What follows is a set of entries. Repeat them exactly, but not their pictures.

(Plotting code records)
• • • • •

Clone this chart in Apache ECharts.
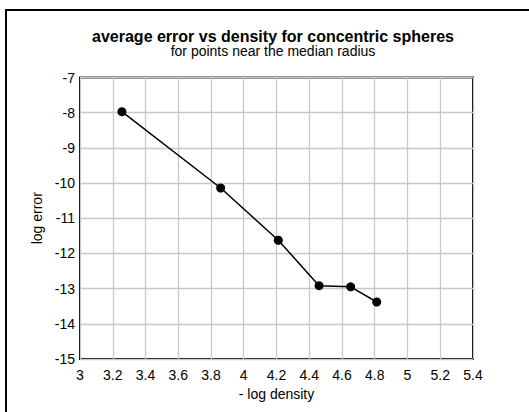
<!DOCTYPE html>
<html>
<head>
<meta charset="utf-8">
<script src="https://cdn.jsdelivr.net/npm/echarts@6/dist/echarts.min.js"></script>
<style>
  html, body { margin: 0; padding: 0; background: #fff; }
  #chart { width: 529px; height: 412px; }
</style>
</head>
<body>
<div id="chart"></div>
<script>
// data
var logDensity = [3.256, 3.859, 4.211, 4.46, 4.653, 4.812];
var logError = [-7.97, -10.14, -11.625, -12.915, -12.95, -13.38];
var titleText = 'average error vs density for concentric spheres';
var subtitleText = 'for points near the median radius';

var font = 'Liberation Sans, Arial, sans-serif';
var chart = echarts.init(document.getElementById('chart'), null, { renderer: 'svg' });

chart.setOption({
  animation: false,
  backgroundColor: '#fff',
  title: {
    text: titleText,
    subtext: subtitleText,
    left: 273, top: 28, textAlign: 'center',
    itemGap: 0,
    padding: 0,
    textStyle: { fontFamily: font, fontSize: 16, fontWeight: 'bold', color: '#000' },
    subtextStyle: { fontFamily: font, fontSize: 14, color: '#000' }
  },
  graphic: [{
    type: 'rect',
    shape: { x: 6, y: 10, width: 600, height: 500 },
    style: { fill: 'none', stroke: '#000', lineWidth: 2 },
    silent: true
  }],
  grid: { left: 80, top: 77.5, right: 56, bottom: 53, show: true, borderColor: '#000', borderWidth: 2 },
  xAxis: {
    type: 'value',
    min: 3, max: 5.4, interval: 0.2,
    name: '- log density',
    nameLocation: 'middle', nameGap: 26,
    nameTextStyle: { fontFamily: font, fontSize: 14, color: '#000' },
    axisLine: { show: false },
    axisTick: { show: false },
    axisLabel: {
      fontFamily: font, fontSize: 14, color: '#000', margin: 9,
      formatter: function (v) { return +v.toFixed(1) + ''; }
    },
    splitLine: { lineStyle: { color: '#c8c8c8', width: 1.3 } }
  },
  yAxis: {
    type: 'value',
    min: -15, max: -7, interval: 1,
    name: 'log error',
    nameLocation: 'middle', nameGap: 35,
    nameTextStyle: { fontFamily: font, fontSize: 14, color: '#000' },
    axisLine: { show: false },
    axisTick: { show: false },
    axisLabel: { fontFamily: font, fontSize: 14, color: '#000', margin: 5 },
    splitLine: { lineStyle: { color: '#c8c8c8', width: 1.3 } }
  },
  series: [{
    type: 'line',
    data: logDensity.map(function (x, i) { return [x, logError[i]]; }),
    symbol: 'circle', symbolSize: 9,
    lineStyle: { color: '#000', width: 1.5 },
    itemStyle: { color: '#000' }
  }]
});
</script>
</body>
</html>
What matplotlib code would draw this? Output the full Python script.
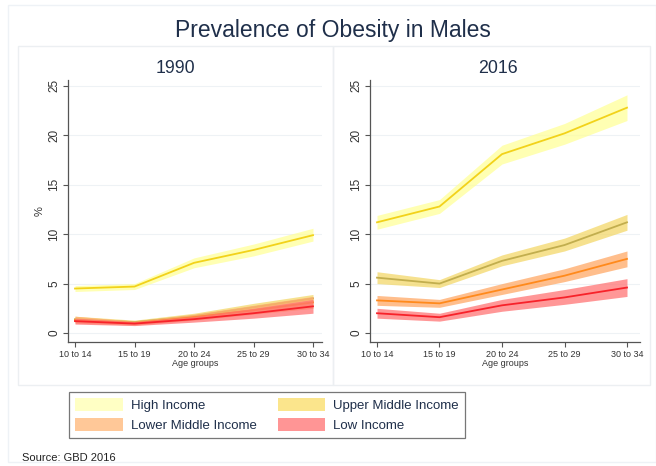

• • • • •

Exercise answer |
Clone this chart in Apache ECharts.
<!DOCTYPE html>
<html>
<head>
<meta charset="utf-8">
<script src="https://cdn.jsdelivr.net/npm/echarts@6/dist/echarts.min.js"></script>
<style>
  html, body { margin: 0; padding: 0; background: #fff; }
  #chart { width: 529px; height: 412px; }
</style>
</head>
<body>
<div id="chart"></div>
<script>
// data
var logDensity = [3.256, 3.859, 4.211, 4.46, 4.653, 4.812];
var logError = [-7.97, -10.14, -11.625, -12.915, -12.95, -13.38];
var titleText = 'average error vs density for concentric spheres';
var subtitleText = 'for points near the median radius';

var font = 'Liberation Sans, Arial, sans-serif';
var chart = echarts.init(document.getElementById('chart'), null, { renderer: 'svg' });

chart.setOption({
  animation: false,
  backgroundColor: '#fff',
  title: {
    text: titleText,
    subtext: subtitleText,
    left: 273, top: 28, textAlign: 'center',
    itemGap: 0,
    padding: 0,
    textStyle: { fontFamily: font, fontSize: 16, fontWeight: 'bold', color: '#000' },
    subtextStyle: { fontFamily: font, fontSize: 14, color: '#000' }
  },
  graphic: [{
    type: 'rect',
    shape: { x: 6, y: 10, width: 600, height: 500 },
    style: { fill: 'none', stroke: '#000', lineWidth: 2 },
    silent: true
  }],
  grid: { left: 80, top: 77.5, right: 56, bottom: 53, show: true, borderColor: '#000', borderWidth: 2 },
  xAxis: {
    type: 'value',
    min: 3, max: 5.4, interval: 0.2,
    name: '- log density',
    nameLocation: 'middle', nameGap: 26,
    nameTextStyle: { fontFamily: font, fontSize: 14, color: '#000' },
    axisLine: { show: false },
    axisTick: { show: false },
    axisLabel: {
      fontFamily: font, fontSize: 14, color: '#000', margin: 9,
      formatter: function (v) { return +v.toFixed(1) + ''; }
    },
    splitLine: { lineStyle: { color: '#c8c8c8', width: 1.3 } }
  },
  yAxis: {
    type: 'value',
    min: -15, max: -7, interval: 1,
    name: 'log error',
    nameLocation: 'middle', nameGap: 35,
    nameTextStyle: { fontFamily: font, fontSize: 14, color: '#000' },
    axisLine: { show: false },
    axisTick: { show: false },
    axisLabel: { fontFamily: font, fontSize: 14, color: '#000', margin: 5 },
    splitLine: { lineStyle: { color: '#c8c8c8', width: 1.3 } }
  },
  series: [{
    type: 'line',
    data: logDensity.map(function (x, i) { return [x, logError[i]]; }),
    symbol: 'circle', symbolSize: 9,
    lineStyle: { color: '#000', width: 1.5 },
    itemStyle: { color: '#000' }
  }]
});
</script>
</body>
</html>
What matplotlib code would draw this? Output the full Python script.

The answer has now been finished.